### Source material
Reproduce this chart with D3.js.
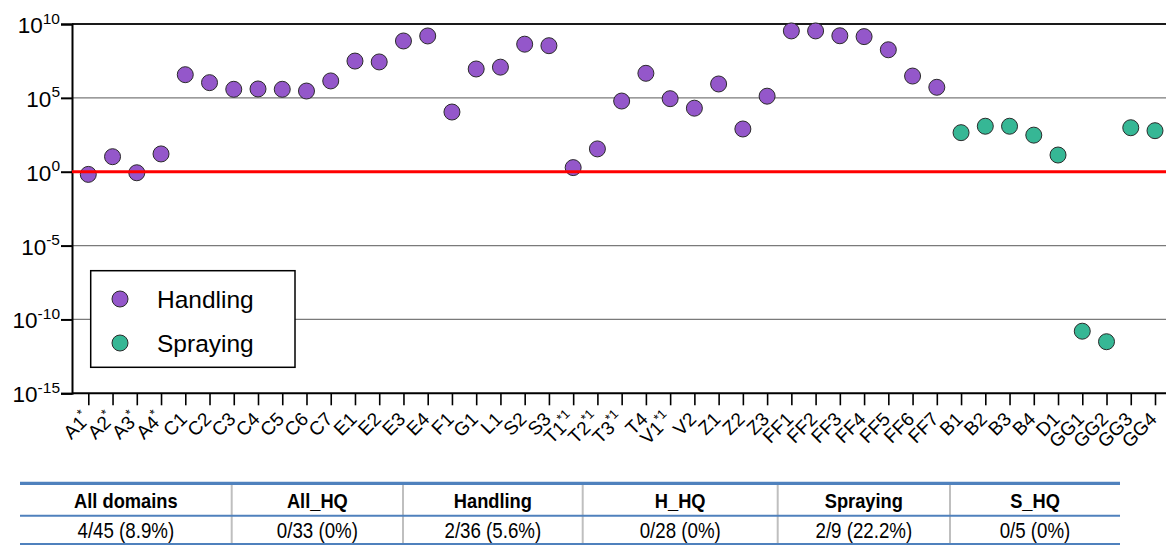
<!DOCTYPE html>
<html>
<head>
<meta charset="utf-8">
<script src="https://cdn.jsdelivr.net/npm/d3@7"></script>
<style>
  html, body { margin: 0; padding: 0; background: #fff; }
  svg { display: block; }
  text { font-family: "Liberation Sans", Arial, Helvetica, sans-serif; }
</style>
</head>
<body>
<svg id="chart" width="1166" height="545"></svg>
<script>
// ---------------- DATA ----------------
const handlingCats = ["A1","A2","A3","A4","C1","C2","C3","C4","C5","C6","C7","E1","E2","E3","E4","F1","G1","L1","S2","S3","T1","T2","T3","T4","V1","V2","Z1","Z2","Z3","FF1","FF2","FF3","FF4","FF5","FF6","FF7"];
const handlingMarks = ["*","*","*","*","","","","","","","","","","","","","","","","","*1","*1","*1","","*1","","","","","","","","","","",""];
const handlingValues = [0.66,10.4,0.85,16,3.7e6,1.07e6,3.8e5,4.0e5,3.8e5,2.9e5,1.4e6,3.1e7,2.7e7,7.1e8,1.55e9,1.1e4,9e6,1.2e7,4.3e8,3.4e8,1.9,35,6.1e4,4.6e6,8.8e4,2.0e4,8.7e5,780,1.3e5,3.4e9,3.4e9,1.6e9,1.4e9,1.8e8,3.0e6,5.2e5];

const sprayingCats = ["B1","B2","B3","B4","D1","GG1","GG2","GG3","GG4"];
const sprayingMarks = ["","","","","","","","",""];
const sprayingValues = [440,1200,1200,300,13.5,1.6e-11,3.1e-12,950,600];

const yTickExponents = [10,5,0,-5,-10,-15];
const thresholdValue = 1;

const seriesNames = ["Handling","Spraying"];
const seriesColors = ["#9457CA","#36B795"];

const tableHeaders = ["All domains","All_HQ","Handling","H_HQ","Spraying","S_HQ"];
const tableValues = ["4/45 (8.9%)","0/33 (0%)","2/36 (5.6%)","0/28 (0%)","2/9 (22.2%)","0/5 (0%)"];

// ---------------- CHART ----------------
const svg = d3.select("#chart");
const pLeft = 72, pRight = 1166, pTop = 24, pBottom = 393.3;

const allCats = handlingCats.concat(sprayingCats);
const allMarks = handlingMarks.concat(sprayingMarks);
const points = handlingCats.map((c,i)=>({cat:c, v:handlingValues[i], s:0}))
  .concat(sprayingCats.map((c,i)=>({cat:c, v:sprayingValues[i], s:1})));

const x = d3.scalePoint().domain(allCats).range([88.3, 1155]);
const y = d3.scaleLog().domain([1e-15, 1e10]).range([pBottom, pTop]);

// gridlines
const grid = svg.append("g");
yTickExponents.forEach(e => {
  if (e === -15 || e === 0) return;
  grid.append("line")
    .attr("x1", pLeft).attr("x2", pRight)
    .attr("y1", y(Math.pow(10,e))).attr("y2", y(Math.pow(10,e)))
    .attr("stroke", e === 10 ? "#1a1a1a" : "#7a7a7a")
    .attr("stroke-width", e === 10 ? 2 : 1.2);
});

// Y axis
const yAxis = svg.append("g").attr("transform", `translate(${pLeft},0)`)
  .call(d3.axisLeft(y).tickValues(yTickExponents.map(e=>Math.pow(10,e))).tickSize(11).tickFormat(""));
yAxis.select(".domain").attr("stroke","#000").attr("stroke-width",2);
yAxis.selectAll(".tick line").attr("stroke","#000").attr("stroke-width",2);

const yLab = svg.append("g");
yTickExponents.forEach(e => {
  const t = yLab.append("text")
    .attr("x", 60).attr("y", y(Math.pow(10,e)) + 9)
    .attr("text-anchor","end")
    .attr("font-size", 22.5).attr("fill","#000");
  t.append("tspan").text("10");
  t.append("tspan").attr("font-size", 15.5).attr("dy", -9.5).text(String(e));
});

// X axis
const xAxis = svg.append("g").attr("transform", `translate(0,${pBottom})`)
  .call(d3.axisBottom(x).tickSize(12).tickFormat(""));
xAxis.select(".domain").attr("d", `M${pLeft},0H${pRight}`).attr("stroke","#000").attr("stroke-width",2);
xAxis.selectAll(".tick line").attr("stroke","#000").attr("stroke-width",1.6);

const xLab = svg.append("g");
allCats.forEach((c,i) => {
  const t = xLab.append("text")
    .attr("transform", `translate(${x(c)+3},${pBottom+27}) rotate(-45)`)
    .attr("text-anchor","end")
    .attr("font-size", 19).attr("fill","#000");
  t.append("tspan").text(c);
  if (allMarks[i]) t.append("tspan").attr("font-size", 13).attr("dy", -8).text(allMarks[i]);
});

// points
svg.append("g").selectAll("circle").data(points).join("circle")
  .attr("cx", d => x(d.cat)).attr("cy", d => y(d.v)).attr("r", 8)
  .attr("fill", d => seriesColors[d.s]).attr("stroke", "#2b2b2b").attr("stroke-width", 1);

// threshold line
svg.append("line")
  .attr("x1", pLeft).attr("x2", pRight)
  .attr("y1", y(thresholdValue)).attr("y2", y(thresholdValue))
  .attr("stroke", "#ff0000").attr("stroke-width", 3);

// legend
const lg = svg.append("g");
lg.append("rect").attr("x", 90.7).attr("y", 270.7).attr("width", 204.3).attr("height", 96.6)
  .attr("fill","#fff").attr("stroke","#000").attr("stroke-width",1.5);
seriesNames.forEach((n,i) => {
  lg.append("circle").attr("cx", 120).attr("cy", 299 + i*44).attr("r", 8)
    .attr("fill", seriesColors[i]).attr("stroke","#2b2b2b").attr("stroke-width",1);
  lg.append("text").attr("x", 157).attr("y", 307.5 + i*44).attr("font-size", 24.5).attr("fill","#000").text(n);
});

// ---------------- TABLE ----------------
const colEdges = [20, 231.7, 403, 582.7, 777.7, 950, 1120];
const tb = svg.append("g");
for (let i = 1; i < colEdges.length - 1; i++) {
  tb.append("line").attr("x1", colEdges[i]).attr("x2", colEdges[i])
    .attr("y1", 484).attr("y2", 545).attr("stroke", "#bfbfbf").attr("stroke-width", 2);
}
tb.append("line").attr("x1", colEdges[0]).attr("x2", colEdges[6]).attr("y1", 483.3).attr("y2", 483.3)
  .attr("stroke", "#4F81BD").attr("stroke-width", 3.2);
tb.append("line").attr("x1", colEdges[0]).attr("x2", colEdges[6]).attr("y1", 515.7).attr("y2", 515.7)
  .attr("stroke", "#4F81BD").attr("stroke-width", 2);
tb.append("line").attr("x1", colEdges[0]).attr("x2", colEdges[6]).attr("y1", 544).attr("y2", 544)
  .attr("stroke", "#4F81BD").attr("stroke-width", 2);
tableHeaders.forEach((h,i) => {
  const cx = (colEdges[i] + colEdges[i+1]) / 2;
  tb.append("text").attr("transform", `translate(${cx},507.5) scale(0.87,1)`).attr("text-anchor","middle")
    .attr("font-size", 21).attr("font-weight","bold").attr("fill","#000").text(h);
  tb.append("text").attr("transform", `translate(${cx},537.5) scale(0.87,1)`).attr("text-anchor","middle")
    .attr("font-size", 21.5).attr("fill","#000").text(tableValues[i]);
});
</script>
</body>
</html>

### Written task
Copy each line in full and exactly, omitting any picture.

### Solution to the problem
Reproduce this chart with D3.js.
<!DOCTYPE html>
<html>
<head>
<meta charset="utf-8">
<script src="https://cdn.jsdelivr.net/npm/d3@7"></script>
<style>
  html, body { margin: 0; padding: 0; background: #fff; }
  svg { display: block; }
  text { font-family: "Liberation Sans", Arial, Helvetica, sans-serif; }
</style>
</head>
<body>
<svg id="chart" width="1166" height="545"></svg>
<script>
// ---------------- DATA ----------------
const handlingCats = ["A1","A2","A3","A4","C1","C2","C3","C4","C5","C6","C7","E1","E2","E3","E4","F1","G1","L1","S2","S3","T1","T2","T3","T4","V1","V2","Z1","Z2","Z3","FF1","FF2","FF3","FF4","FF5","FF6","FF7"];
const handlingMarks = ["*","*","*","*","","","","","","","","","","","","","","","","","*1","*1","*1","","*1","","","","","","","","","","",""];
const handlingValues = [0.66,10.4,0.85,16,3.7e6,1.07e6,3.8e5,4.0e5,3.8e5,2.9e5,1.4e6,3.1e7,2.7e7,7.1e8,1.55e9,1.1e4,9e6,1.2e7,4.3e8,3.4e8,1.9,35,6.1e4,4.6e6,8.8e4,2.0e4,8.7e5,780,1.3e5,3.4e9,3.4e9,1.6e9,1.4e9,1.8e8,3.0e6,5.2e5];

const sprayingCats = ["B1","B2","B3","B4","D1","GG1","GG2","GG3","GG4"];
const sprayingMarks = ["","","","","","","","",""];
const sprayingValues = [440,1200,1200,300,13.5,1.6e-11,3.1e-12,950,600];

const yTickExponents = [10,5,0,-5,-10,-15];
const thresholdValue = 1;

const seriesNames = ["Handling","Spraying"];
const seriesColors = ["#9457CA","#36B795"];

const tableHeaders = ["All domains","All_HQ","Handling","H_HQ","Spraying","S_HQ"];
const tableValues = ["4/45 (8.9%)","0/33 (0%)","2/36 (5.6%)","0/28 (0%)","2/9 (22.2%)","0/5 (0%)"];

// ---------------- CHART ----------------
const svg = d3.select("#chart");
const pLeft = 72, pRight = 1166, pTop = 24, pBottom = 393.3;

const allCats = handlingCats.concat(sprayingCats);
const allMarks = handlingMarks.concat(sprayingMarks);
const points = handlingCats.map((c,i)=>({cat:c, v:handlingValues[i], s:0}))
  .concat(sprayingCats.map((c,i)=>({cat:c, v:sprayingValues[i], s:1})));

const x = d3.scalePoint().domain(allCats).range([88.3, 1155]);
const y = d3.scaleLog().domain([1e-15, 1e10]).range([pBottom, pTop]);

// gridlines
const grid = svg.append("g");
yTickExponents.forEach(e => {
  if (e === -15 || e === 0) return;
  grid.append("line")
    .attr("x1", pLeft).attr("x2", pRight)
    .attr("y1", y(Math.pow(10,e))).attr("y2", y(Math.pow(10,e)))
    .attr("stroke", e === 10 ? "#1a1a1a" : "#7a7a7a")
    .attr("stroke-width", e === 10 ? 2 : 1.2);
});

// Y axis
const yAxis = svg.append("g").attr("transform", `translate(${pLeft},0)`)
  .call(d3.axisLeft(y).tickValues(yTickExponents.map(e=>Math.pow(10,e))).tickSize(11).tickFormat(""));
yAxis.select(".domain").attr("stroke","#000").attr("stroke-width",2);
yAxis.selectAll(".tick line").attr("stroke","#000").attr("stroke-width",2);

const yLab = svg.append("g");
yTickExponents.forEach(e => {
  const t = yLab.append("text")
    .attr("x", 60).attr("y", y(Math.pow(10,e)) + 9)
    .attr("text-anchor","end")
    .attr("font-size", 22.5).attr("fill","#000");
  t.append("tspan").text("10");
  t.append("tspan").attr("font-size", 15.5).attr("dy", -9.5).text(String(e));
});

// X axis
const xAxis = svg.append("g").attr("transform", `translate(0,${pBottom})`)
  .call(d3.axisBottom(x).tickSize(12).tickFormat(""));
xAxis.select(".domain").attr("d", `M${pLeft},0H${pRight}`).attr("stroke","#000").attr("stroke-width",2);
xAxis.selectAll(".tick line").attr("stroke","#000").attr("stroke-width",1.6);

const xLab = svg.append("g");
allCats.forEach((c,i) => {
  const t = xLab.append("text")
    .attr("transform", `translate(${x(c)+3},${pBottom+27}) rotate(-45)`)
    .attr("text-anchor","end")
    .attr("font-size", 19).attr("fill","#000");
  t.append("tspan").text(c);
  if (allMarks[i]) t.append("tspan").attr("font-size", 13).attr("dy", -8).text(allMarks[i]);
});

// points
svg.append("g").selectAll("circle").data(points).join("circle")
  .attr("cx", d => x(d.cat)).attr("cy", d => y(d.v)).attr("r", 8)
  .attr("fill", d => seriesColors[d.s]).attr("stroke", "#2b2b2b").attr("stroke-width", 1);

// threshold line
svg.append("line")
  .attr("x1", pLeft).attr("x2", pRight)
  .attr("y1", y(thresholdValue)).attr("y2", y(thresholdValue))
  .attr("stroke", "#ff0000").attr("stroke-width", 3);

// legend
const lg = svg.append("g");
lg.append("rect").attr("x", 90.7).attr("y", 270.7).attr("width", 204.3).attr("height", 96.6)
  .attr("fill","#fff").attr("stroke","#000").attr("stroke-width",1.5);
seriesNames.forEach((n,i) => {
  lg.append("circle").attr("cx", 120).attr("cy", 299 + i*44).attr("r", 8)
    .attr("fill", seriesColors[i]).attr("stroke","#2b2b2b").attr("stroke-width",1);
  lg.append("text").attr("x", 157).attr("y", 307.5 + i*44).attr("font-size", 24.5).attr("fill","#000").text(n);
});

// ---------------- TABLE ----------------
const colEdges = [20, 231.7, 403, 582.7, 777.7, 950, 1120];
const tb = svg.append("g");
for (let i = 1; i < colEdges.length - 1; i++) {
  tb.append("line").attr("x1", colEdges[i]).attr("x2", colEdges[i])
    .attr("y1", 484).attr("y2", 545).attr("stroke", "#bfbfbf").attr("stroke-width", 2);
}
tb.append("line").attr("x1", colEdges[0]).attr("x2", colEdges[6]).attr("y1", 483.3).attr("y2", 483.3)
  .attr("stroke", "#4F81BD").attr("stroke-width", 3.2);
tb.append("line").attr("x1", colEdges[0]).attr("x2", colEdges[6]).attr("y1", 515.7).attr("y2", 515.7)
  .attr("stroke", "#4F81BD").attr("stroke-width", 2);
tb.append("line").attr("x1", colEdges[0]).attr("x2", colEdges[6]).attr("y1", 544).attr("y2", 544)
  .attr("stroke", "#4F81BD").attr("stroke-width", 2);
tableHeaders.forEach((h,i) => {
  const cx = (colEdges[i] + colEdges[i+1]) / 2;
  tb.append("text").attr("transform", `translate(${cx},507.5) scale(0.87,1)`).attr("text-anchor","middle")
    .attr("font-size", 21).attr("font-weight","bold").attr("fill","#000").text(h);
  tb.append("text").attr("transform", `translate(${cx},537.5) scale(0.87,1)`).attr("text-anchor","middle")
    .attr("font-size", 21.5).attr("fill","#000").text(tableValues[i]);
});
</script>
</body>
</html>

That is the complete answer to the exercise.